L'annonce de la candidature du président sortant en tous cas a été suivie de violences qui ont fait une quinzaine de morts en août. Alassane Ouattara fera sans doute campagne sur son bilan à la tête du pays qu'il a remis sur les rails économiques et fait retrouver son statut de locomotive régionale politique. Le président sortant veut réaliser un
« coup K.O » électoral et l’emporter dès le premier tour.
Il aura face à lui de vieux routiers de la vie politique ivoirienne comme un ancien président avec
Henri Konan Bédié. L'ancien chef d’Etat (1993-1999), 86 ans, se présente pour le Parti démocratique de Côte d'Ivoire (PDCI, principale formation d'opposition) après avoir quitté la coalition de Ouattara en 2018.
Auteur de "l'Ivoirité", un concept nationaliste autour de l'identité, Henri Konan Bédié avait succédé à Félix Houphouët-Boigny à la mort de celui-ci en 1993 puis était élu en 1995. Il a été chassé du pouvoir par un putsch le 24 décembre 1999. Il est arrivé troisième de la présidentielle de 2010 derrière Laurent Gbagbo et Alassane Ouattara. Puis il a soutenu le président Ouattara pendant la crise post-électorale puis pendant ses 6 premières années au pouvoir. Celui que l’on surnomme le "Sphinx" veut sa revanche sur le putsch et sur Alassane Ouattara.
Pascal Afi Nguéssan, agé de 67 ans, a également occupé une des plus hautes fonctions du pouvoir. Il a été un ancien Premier ministre de l'ex-président Laurent Gbagbo et il a fait parti des quatre candidats retenus. Il était arrivé deuxième, avec 9,29% des voix, de la présidentielle de 2015. Il est candidat de la faction du Front populaire ivoirien (FPI, fondé par Laurent Gbagbo) qu'il dirige, mais celle-ci est opposée à celle des fidèles de Gbagbo, les "Gor" (Gbagbo ou rien).

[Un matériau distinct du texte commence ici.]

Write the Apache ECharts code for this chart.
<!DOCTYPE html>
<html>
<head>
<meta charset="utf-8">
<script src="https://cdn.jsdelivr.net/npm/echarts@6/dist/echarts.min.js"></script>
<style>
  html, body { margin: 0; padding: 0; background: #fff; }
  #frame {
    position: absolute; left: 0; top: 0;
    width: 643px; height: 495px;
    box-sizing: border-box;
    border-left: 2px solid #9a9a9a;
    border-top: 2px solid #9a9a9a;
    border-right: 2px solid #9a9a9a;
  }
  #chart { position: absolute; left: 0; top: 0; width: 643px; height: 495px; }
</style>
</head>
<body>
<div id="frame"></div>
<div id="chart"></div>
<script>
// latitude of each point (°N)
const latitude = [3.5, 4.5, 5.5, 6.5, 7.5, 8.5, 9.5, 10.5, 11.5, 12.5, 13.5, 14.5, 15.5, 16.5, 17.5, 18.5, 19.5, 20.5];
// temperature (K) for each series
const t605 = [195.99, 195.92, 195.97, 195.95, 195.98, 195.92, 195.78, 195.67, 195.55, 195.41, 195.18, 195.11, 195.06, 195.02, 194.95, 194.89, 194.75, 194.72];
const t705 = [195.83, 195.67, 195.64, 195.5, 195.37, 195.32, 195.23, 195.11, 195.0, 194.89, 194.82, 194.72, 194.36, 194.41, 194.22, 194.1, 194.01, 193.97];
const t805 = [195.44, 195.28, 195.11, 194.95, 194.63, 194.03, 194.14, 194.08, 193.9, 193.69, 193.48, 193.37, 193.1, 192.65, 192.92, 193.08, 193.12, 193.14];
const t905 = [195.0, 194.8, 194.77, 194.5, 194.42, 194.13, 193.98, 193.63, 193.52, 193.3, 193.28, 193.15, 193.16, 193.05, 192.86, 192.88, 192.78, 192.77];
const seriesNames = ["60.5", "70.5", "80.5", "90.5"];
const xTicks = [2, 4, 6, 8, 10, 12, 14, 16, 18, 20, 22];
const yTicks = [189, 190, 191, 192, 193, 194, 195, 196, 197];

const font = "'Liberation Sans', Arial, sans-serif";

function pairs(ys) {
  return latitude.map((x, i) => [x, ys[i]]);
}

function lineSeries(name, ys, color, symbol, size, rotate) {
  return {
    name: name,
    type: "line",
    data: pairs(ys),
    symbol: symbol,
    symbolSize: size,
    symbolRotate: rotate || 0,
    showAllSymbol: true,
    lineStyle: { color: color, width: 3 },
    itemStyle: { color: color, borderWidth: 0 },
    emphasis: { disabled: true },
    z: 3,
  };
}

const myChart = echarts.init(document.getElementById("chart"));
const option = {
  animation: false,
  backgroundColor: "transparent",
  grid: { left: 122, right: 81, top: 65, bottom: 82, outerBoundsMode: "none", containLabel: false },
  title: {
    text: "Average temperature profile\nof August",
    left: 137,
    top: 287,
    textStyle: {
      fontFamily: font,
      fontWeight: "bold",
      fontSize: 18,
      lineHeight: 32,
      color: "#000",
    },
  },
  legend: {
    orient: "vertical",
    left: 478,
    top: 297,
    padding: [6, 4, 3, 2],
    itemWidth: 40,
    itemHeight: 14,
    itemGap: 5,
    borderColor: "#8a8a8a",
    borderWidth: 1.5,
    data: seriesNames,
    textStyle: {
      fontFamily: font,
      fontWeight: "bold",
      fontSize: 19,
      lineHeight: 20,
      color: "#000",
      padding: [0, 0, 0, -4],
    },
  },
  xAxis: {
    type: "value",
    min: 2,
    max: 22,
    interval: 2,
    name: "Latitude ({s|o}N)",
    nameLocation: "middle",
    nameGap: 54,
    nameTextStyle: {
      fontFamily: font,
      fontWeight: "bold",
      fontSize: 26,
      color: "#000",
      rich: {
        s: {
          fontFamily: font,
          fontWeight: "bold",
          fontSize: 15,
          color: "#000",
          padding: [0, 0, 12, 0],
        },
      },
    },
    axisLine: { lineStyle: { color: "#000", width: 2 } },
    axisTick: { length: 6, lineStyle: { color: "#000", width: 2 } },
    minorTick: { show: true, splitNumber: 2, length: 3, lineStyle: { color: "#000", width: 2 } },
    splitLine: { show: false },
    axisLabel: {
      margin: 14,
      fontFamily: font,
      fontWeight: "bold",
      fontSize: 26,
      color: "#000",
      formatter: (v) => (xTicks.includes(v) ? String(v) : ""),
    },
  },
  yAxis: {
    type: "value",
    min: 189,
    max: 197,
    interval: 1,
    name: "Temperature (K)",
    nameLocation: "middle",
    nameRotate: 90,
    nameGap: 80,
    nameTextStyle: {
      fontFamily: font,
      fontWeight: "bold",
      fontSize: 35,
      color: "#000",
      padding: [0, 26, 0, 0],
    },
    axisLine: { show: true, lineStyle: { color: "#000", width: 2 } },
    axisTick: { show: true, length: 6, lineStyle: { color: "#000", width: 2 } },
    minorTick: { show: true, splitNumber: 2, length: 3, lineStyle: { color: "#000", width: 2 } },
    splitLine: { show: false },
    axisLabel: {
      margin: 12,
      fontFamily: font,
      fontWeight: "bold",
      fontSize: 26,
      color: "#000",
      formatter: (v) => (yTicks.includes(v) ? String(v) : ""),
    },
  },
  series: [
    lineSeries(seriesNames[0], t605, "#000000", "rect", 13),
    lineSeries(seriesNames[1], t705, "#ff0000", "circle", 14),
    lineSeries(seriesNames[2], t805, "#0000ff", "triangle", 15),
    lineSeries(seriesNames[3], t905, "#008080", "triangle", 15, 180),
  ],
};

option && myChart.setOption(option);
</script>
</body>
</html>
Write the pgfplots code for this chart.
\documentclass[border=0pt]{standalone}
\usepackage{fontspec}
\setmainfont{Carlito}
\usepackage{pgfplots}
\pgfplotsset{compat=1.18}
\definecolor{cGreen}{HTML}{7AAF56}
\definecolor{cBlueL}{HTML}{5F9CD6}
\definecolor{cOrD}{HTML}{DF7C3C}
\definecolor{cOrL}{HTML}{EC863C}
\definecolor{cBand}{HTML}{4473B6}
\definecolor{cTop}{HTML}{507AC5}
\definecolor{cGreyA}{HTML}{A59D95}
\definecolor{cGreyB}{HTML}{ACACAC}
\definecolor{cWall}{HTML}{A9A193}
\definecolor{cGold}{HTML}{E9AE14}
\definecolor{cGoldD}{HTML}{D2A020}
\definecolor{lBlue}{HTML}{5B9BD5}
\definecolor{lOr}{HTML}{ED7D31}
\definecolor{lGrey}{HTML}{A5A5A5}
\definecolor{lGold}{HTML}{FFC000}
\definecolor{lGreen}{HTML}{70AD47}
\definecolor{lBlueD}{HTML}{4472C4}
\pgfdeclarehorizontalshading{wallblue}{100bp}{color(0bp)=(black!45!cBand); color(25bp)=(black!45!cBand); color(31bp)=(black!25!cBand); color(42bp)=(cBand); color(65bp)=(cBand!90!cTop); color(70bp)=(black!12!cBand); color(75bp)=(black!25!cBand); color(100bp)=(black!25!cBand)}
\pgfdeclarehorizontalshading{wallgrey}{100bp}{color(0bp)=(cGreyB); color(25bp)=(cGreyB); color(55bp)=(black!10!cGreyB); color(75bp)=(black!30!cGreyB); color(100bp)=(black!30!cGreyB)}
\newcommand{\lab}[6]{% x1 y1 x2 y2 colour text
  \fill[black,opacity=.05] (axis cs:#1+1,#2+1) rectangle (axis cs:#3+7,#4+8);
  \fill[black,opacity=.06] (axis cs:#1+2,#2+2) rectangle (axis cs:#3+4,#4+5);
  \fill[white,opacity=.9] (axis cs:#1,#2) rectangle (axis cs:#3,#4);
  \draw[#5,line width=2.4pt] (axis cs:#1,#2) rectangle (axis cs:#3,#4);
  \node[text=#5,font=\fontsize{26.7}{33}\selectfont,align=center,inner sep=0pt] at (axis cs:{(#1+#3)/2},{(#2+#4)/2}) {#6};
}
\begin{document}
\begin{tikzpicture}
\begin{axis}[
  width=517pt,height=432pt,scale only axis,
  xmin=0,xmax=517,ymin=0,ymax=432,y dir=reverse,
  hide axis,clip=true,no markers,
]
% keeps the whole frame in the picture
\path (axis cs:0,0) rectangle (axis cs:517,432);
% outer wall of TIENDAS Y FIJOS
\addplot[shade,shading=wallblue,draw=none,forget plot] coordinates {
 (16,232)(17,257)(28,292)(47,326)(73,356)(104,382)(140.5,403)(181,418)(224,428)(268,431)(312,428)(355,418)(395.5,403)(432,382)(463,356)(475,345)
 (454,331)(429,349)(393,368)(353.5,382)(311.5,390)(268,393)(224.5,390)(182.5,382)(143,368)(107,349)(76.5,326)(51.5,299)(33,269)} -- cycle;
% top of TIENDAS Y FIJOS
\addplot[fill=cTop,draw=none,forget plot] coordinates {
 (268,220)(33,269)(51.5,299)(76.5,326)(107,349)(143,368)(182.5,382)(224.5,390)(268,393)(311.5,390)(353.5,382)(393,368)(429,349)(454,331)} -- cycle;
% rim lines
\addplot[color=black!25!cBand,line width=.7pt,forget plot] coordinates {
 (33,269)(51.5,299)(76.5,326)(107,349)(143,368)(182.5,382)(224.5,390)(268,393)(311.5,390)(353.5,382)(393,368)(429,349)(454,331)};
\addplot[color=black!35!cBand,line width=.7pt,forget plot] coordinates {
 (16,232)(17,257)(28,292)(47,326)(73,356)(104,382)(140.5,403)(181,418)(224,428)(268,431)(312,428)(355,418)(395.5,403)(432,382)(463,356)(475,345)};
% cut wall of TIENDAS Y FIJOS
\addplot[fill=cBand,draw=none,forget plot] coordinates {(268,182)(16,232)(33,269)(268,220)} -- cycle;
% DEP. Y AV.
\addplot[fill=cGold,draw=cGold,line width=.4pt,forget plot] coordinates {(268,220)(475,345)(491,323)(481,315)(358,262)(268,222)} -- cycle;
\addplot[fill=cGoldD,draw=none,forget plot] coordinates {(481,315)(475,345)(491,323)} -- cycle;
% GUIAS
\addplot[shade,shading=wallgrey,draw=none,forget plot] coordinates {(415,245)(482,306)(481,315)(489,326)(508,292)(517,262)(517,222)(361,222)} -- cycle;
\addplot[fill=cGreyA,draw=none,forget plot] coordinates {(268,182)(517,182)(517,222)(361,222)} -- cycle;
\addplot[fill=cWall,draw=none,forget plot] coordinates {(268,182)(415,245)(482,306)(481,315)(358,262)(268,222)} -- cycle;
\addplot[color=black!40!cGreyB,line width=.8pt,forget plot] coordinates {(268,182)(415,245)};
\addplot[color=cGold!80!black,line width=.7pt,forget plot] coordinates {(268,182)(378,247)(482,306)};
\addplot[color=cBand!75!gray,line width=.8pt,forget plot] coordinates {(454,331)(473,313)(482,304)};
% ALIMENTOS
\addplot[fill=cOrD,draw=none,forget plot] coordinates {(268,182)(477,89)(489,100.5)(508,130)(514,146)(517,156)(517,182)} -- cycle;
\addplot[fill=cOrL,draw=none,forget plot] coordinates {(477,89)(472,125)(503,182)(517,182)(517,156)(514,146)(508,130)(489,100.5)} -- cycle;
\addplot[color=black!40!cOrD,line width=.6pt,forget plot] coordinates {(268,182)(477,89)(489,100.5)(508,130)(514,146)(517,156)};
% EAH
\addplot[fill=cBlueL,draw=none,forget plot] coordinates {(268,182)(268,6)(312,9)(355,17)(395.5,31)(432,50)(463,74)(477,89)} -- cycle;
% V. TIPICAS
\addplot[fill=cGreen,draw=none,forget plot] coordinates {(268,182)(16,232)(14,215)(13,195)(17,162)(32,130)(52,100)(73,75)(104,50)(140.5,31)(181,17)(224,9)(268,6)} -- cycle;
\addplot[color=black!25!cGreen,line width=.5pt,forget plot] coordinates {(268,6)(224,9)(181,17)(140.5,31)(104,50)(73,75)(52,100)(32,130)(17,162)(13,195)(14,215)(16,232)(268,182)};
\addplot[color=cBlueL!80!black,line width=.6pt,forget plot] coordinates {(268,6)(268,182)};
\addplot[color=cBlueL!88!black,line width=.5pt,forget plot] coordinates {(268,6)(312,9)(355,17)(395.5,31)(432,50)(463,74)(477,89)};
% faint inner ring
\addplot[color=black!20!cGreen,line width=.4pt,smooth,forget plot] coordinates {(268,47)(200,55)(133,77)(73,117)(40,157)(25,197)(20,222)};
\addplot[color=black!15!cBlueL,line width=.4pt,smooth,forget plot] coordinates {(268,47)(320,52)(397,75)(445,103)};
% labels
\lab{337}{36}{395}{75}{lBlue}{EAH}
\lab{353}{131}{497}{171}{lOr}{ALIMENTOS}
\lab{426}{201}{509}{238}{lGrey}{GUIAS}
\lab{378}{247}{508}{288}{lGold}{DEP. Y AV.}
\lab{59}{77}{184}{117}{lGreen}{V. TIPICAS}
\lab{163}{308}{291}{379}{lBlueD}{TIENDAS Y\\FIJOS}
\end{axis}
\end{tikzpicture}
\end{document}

Kouadio Konan Bertin est le quatrième candidat. Réputé pour sa gouaille, "KKB", 51 ans, est en rupture avec le PDCI, le parti qui soutient Henri Konan Bédié et qui a refusé sa candidature. Indépendant comme en 2015, cet ancien député avait alors terminé 3e avec 3,88% des voix.
Pas de renouvèlement
Trois candidats occupent le paysage politique ivoirien depuis plus de 20 ans, voir près de trente ans. Le politologue Sylvain N’Guessan constate également une absence de renouvellement de la classe politique. « Ceux que nous connaissons depuis ces trente dernières années n’ont pas voulu transmettre le relais, en dehors du président Alassane Ouattara qui avait choisi Amadou Gon Coulibaly qui n’est plus de ce monde. Les gens du PDCI de monsieur Konnan Bédié ou le FPI de monsieur Gbagbo n’ont pas voulu passer la main à la nouvelle génération. Et puis cette nouvelle génération à mon sens ne s’est pas suffisamment battue pour être au-devant de la scène. Ils ont pensé qu’en attendant patiemment leur tour, ils allaient trouver leur place », estime l'analyste politique.
Ces candidats ont-ils une chance face au président sortant ? Les pro Laurent Gbagbo vont-ils reporter leurs voix sur l’ancien premier ministre de Laurent Gbagbo, Pascal Afi Nguéssan ? Rien n’est moins sûr selon Sylvain N’Guessan. « La tendance du FPI de Laurent Gbagbo est de se rapprocher d’Henri Konan Bédié. Un accord avait été signé. Il engageait les deux hommes à soutenir celui qui arrivait au second tour. Dans la mesure où la candidature de monsieur Laurent Gbagbo a été rejetée, je pense que les partisans du FPI vont se rapprocher de la candidature de Konan Bédié. Ils n'iront pas vers Pascal Affi Nguéssan ». Selon l'analyste politique, Henri Konan Bédié a "une petite chance" face au président sortant Alassane Ouattara.
La liste est donc tombée. Comment réagit le corps électoral ivoirien ? "Il y a une réelle déception parmi la société ivoirienne de voir les mêmes personnes présentes depuis les années 1990. Les dernières manifestations du mois d'août qui ont fait quinze morts, ont fait ressurgir chez de nombreux Ivoiriens les souvenir des violences de 2010-2011."